Good idea i will change that.


> Broadly they are either CPU accessible or in-accessible. Storage
> memory like persistent memory represented though ZONE_DEVICE fall
> under the accessible (coherent) category. IIUC right now they are
> not movable because page->pgmap replaces page->lru in struct page
> hence its inability to be on standard LRU lists as one of the
> reasons. As there was a need to have struct page to exploit more
> core VM features on these memory going forward it will have to be
> migratable one way or the other to accommodate features like
> compaction, HW poison etc in these storage memory. Hence my point
> here is lets not classify any of these memories as non-movable.
> Just addressable or not should be the only classification.
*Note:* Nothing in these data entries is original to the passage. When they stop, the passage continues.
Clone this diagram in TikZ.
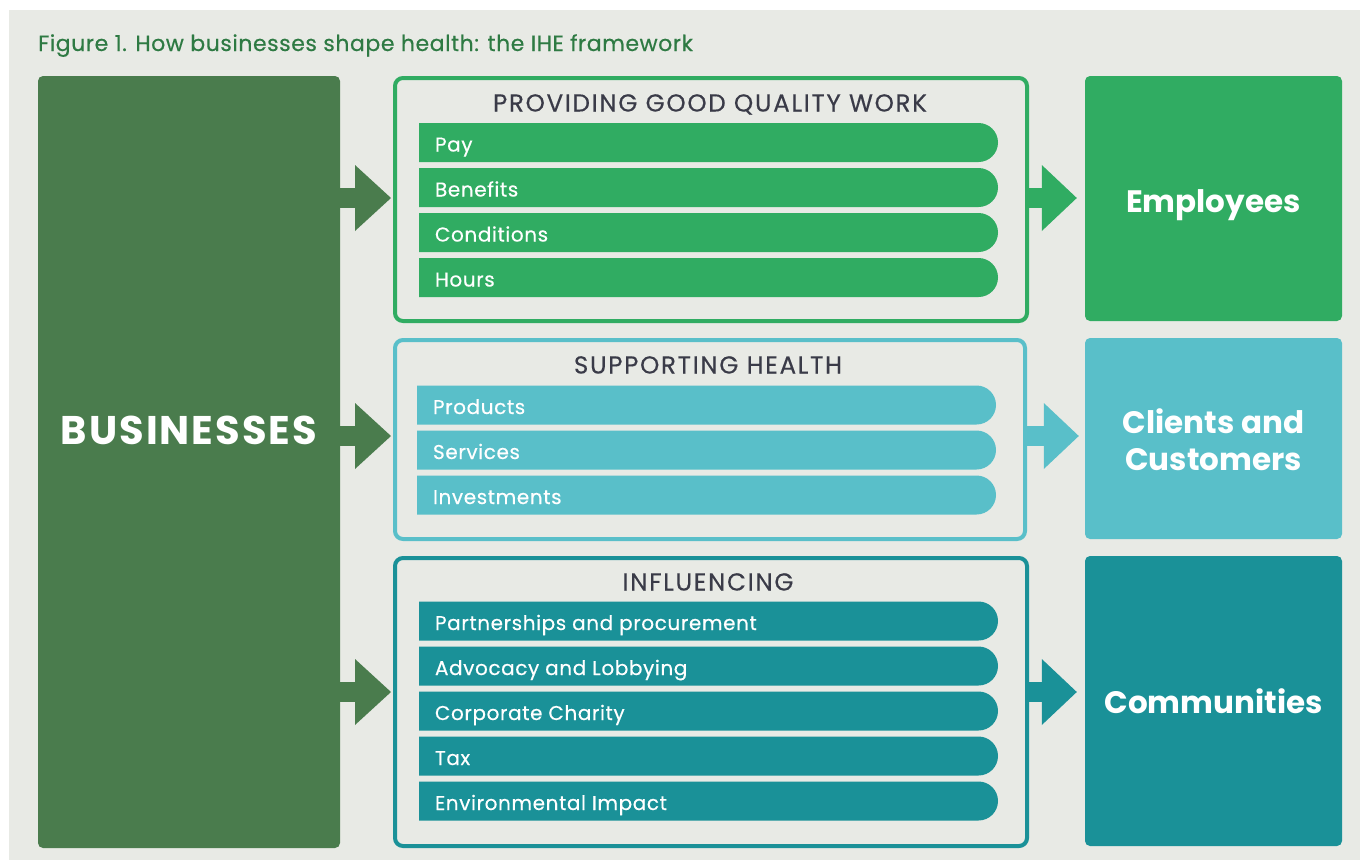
\documentclass[tikz,border=0pt]{standalone}
\usepackage{fontspec}
\setmainfont{Poppins}
\newfontfamily\titlefont[LetterSpace=2.5, FakeBold=0.4]{Poppins}
\newfontfamily\headfont[LetterSpace=7, FakeBold=0.3]{Poppins}
\newfontfamily\barfont[LetterSpace=3, FakeBold=0.4]{Poppins}
\newfontfamily\bizfont[LetterSpace=5]{Poppins}
\usetikzlibrary{arrows.meta,shapes.misc}
\definecolor{panel}{HTML}{E8EAE5}
\definecolor{bizgreen}{HTML}{4A7C4D}
\definecolor{qgreen}{HTML}{30AC62}
\definecolor{lblue}{HTML}{59BFC9}
\definecolor{teal}{HTML}{1A9198}
\definecolor{titlegreen}{HTML}{2E7A43}
\definecolor{headgrey}{HTML}{3A3B48}
\newcommand\mkbar[6]{%
  \node[barshape, fill=#4, minimum width=#6] (#1) at (#2,#3) {};
  \node[bartext] (#1t) at ([xshift=16pt,yshift=-9pt]#1.west) {#5};}
\begin{document}
\begin{tikzpicture}[x=1pt,y=-1pt,
  solidbox/.style={rectangle, rounded corners=5pt, inner sep=0pt, draw=none},
  framebox/.style={rectangle, rounded corners=8pt, line width=4pt, fill=none, inner sep=0pt},
  barshape/.style={rounded rectangle, rounded rectangle west arc=none, minimum height=39pt, inner sep=0pt},
  bartext/.style={anchor=base west, text=white, inner sep=0pt, font=\barfont\fontsize{20}{24}\selectfont},
  heading/.style={anchor=base, text=headgrey, inner sep=0pt, font=\headfont\fontsize{24.5}{28}\selectfont},
  bigtext/.style={anchor=base, text=white, inner sep=0pt, font=\bfseries\fontsize{31}{37}\selectfont},
  leftarrow/.style={line width=20pt, -{Triangle[length=36pt,width=66pt,line width=0pt]}, shorten >=2pt},
  rightarrow/.style={line width=20pt, -{Triangle[length=35pt,width=66pt,line width=0pt]}}
]
\useasboundingbox (0,0) rectangle (1360,860);
\fill[white] (0,0) rectangle (1360,860);
\fill[panel] (9,10) rectangle (1360,860);

\node[anchor=base west, text=titlegreen, inner sep=0pt, font=\titlefont\fontsize{22}{26}\selectfont] (title) at (38,51) {Figure 1. How businesses shape health: the IHE framework};

% businesses
\node[solidbox, fill=bizgreen, minimum width=302pt, minimum height=772pt] (biz) at (189,462) {};
\node[bigtext, font=\bizfont\bfseries\fontsize{40}{46}\selectfont] (biztext) at (189,444) {BUSINESSES};

% arrow heights
\coordinate (a1) at (0,198);
\coordinate (a2) at (0,436);
\coordinate (a3) at (0,692);

% frame boxes
\node[framebox, draw=qgreen, minimum width=632pt, minimum height=243pt] (box1) at (711,199.5) {};
\node[framebox, draw=lblue, minimum width=630pt, minimum height=199pt] (box2) at (710,439.5) {};
\node[framebox, draw=teal, minimum width=632pt, minimum height=288pt] (box3) at (711,702) {};

% right boxes
\node[solidbox, fill=qgreen, minimum width=257pt, minimum height=245pt] (emp) at (1213.5,198.5) {};
\node[solidbox, fill=lblue, minimum width=257pt, minimum height=201pt] (cli) at (1213.5,438.5) {};
\node[solidbox, fill=teal, minimum width=257pt, minimum height=290pt] (com) at (1213.5,701) {};
\node[bigtext] (emptext) at (1213.5,212) {Employees};
\node[bigtext] (clitext1) at (1213.5,433) {Clients and};
\node[bigtext] (clitext2) at (1213.5,470) {Customers};
\node[bigtext] (comtext) at (1213.5,713) {Communities};

% arrows
\draw[leftarrow, bizgreen] (biz.east |- a1) -- (box1.west |- a1);
\draw[leftarrow, bizgreen] (biz.east |- a2) -- (box2.west |- a2);
\draw[leftarrow, bizgreen] (biz.east |- a3) -- (box3.west |- a3);
\draw[rightarrow, qgreen, shorten >=8pt] (box1.east |- a1) -- (emp.west |- a1);
\draw[rightarrow, lblue, shorten >=6pt] (box2.east |- a2) -- (cli.west |- a2);
\draw[rightarrow, teal, shorten >=8pt] (box3.east |- a3) -- (com.west |- a3);

% headings
\node[heading] (h1) at (710,111.5) {PROVIDING GOOD QUALITY WORK};
\node[heading] (h2) at (708,373.5) {SUPPORTING HEALTH};
\node[heading] (h3) at (708,590.5) {INFLUENCING};

% bars
\mkbar{p1}{708.5}{142.5}{qgreen}{Pay}{579pt}
\mkbar{p2}{708.5}{187.5}{qgreen}{Benefits}{579pt}
\mkbar{p3}{708.5}{232.5}{qgreen}{Conditions}{579pt}
\mkbar{p4}{708.5}{277.5}{qgreen}{Hours}{579pt}

\mkbar{s1}{706.5}{405}{lblue}{Products}{579pt}
\mkbar{s2}{706.5}{450}{lblue}{Services}{579pt}
\mkbar{s3}{706.5}{495}{lblue}{Investments}{579pt}

\mkbar{i1}{708.5}{621}{teal}{Partnerships and procurement}{579pt}
\mkbar{i2}{708.5}{666}{teal}{Advocacy and Lobbying}{579pt}
\mkbar{i3}{708.5}{711}{teal}{Corporate Charity}{579pt}
\mkbar{i4}{708.5}{756}{teal}{Tax}{579pt}
\mkbar{i5}{708.5}{801}{teal}{Environmental Impact}{579pt}
\end{tikzpicture}
\end{document}
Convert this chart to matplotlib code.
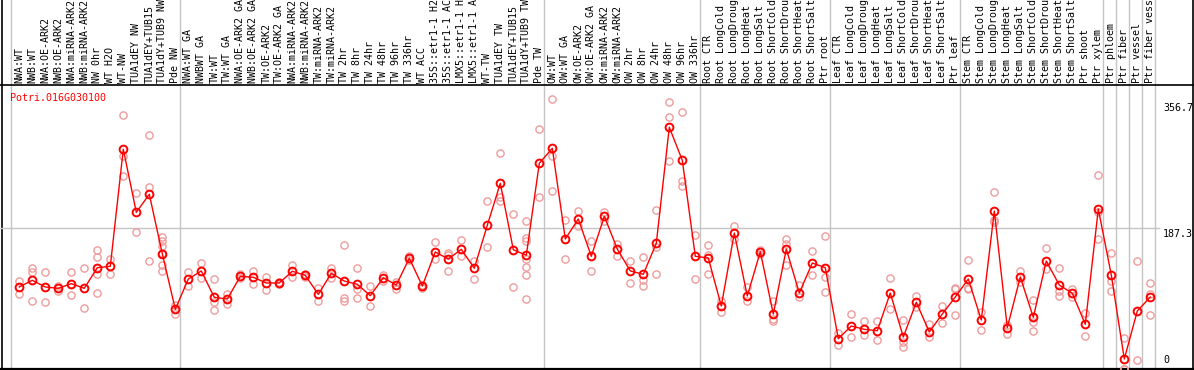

Being on the lru or not is not and issue in respect to migration. Being
on the lru was use as an indication that the page is manage through the
standard mm code and thus that many assumptions hold which in turn do
allow migration. But if one use device memory following all rules of
regular memory then migration can be done to no matter if page is on
lru or not.

I still think that the MOVABLE is an important distinction as i am pretty
sure that the persistent folks do not want to see their page migrated in
anyway. I might rename it to DEVICE_MEMORY_ALLOW_MIGRATION.

Cheers,
Jérôme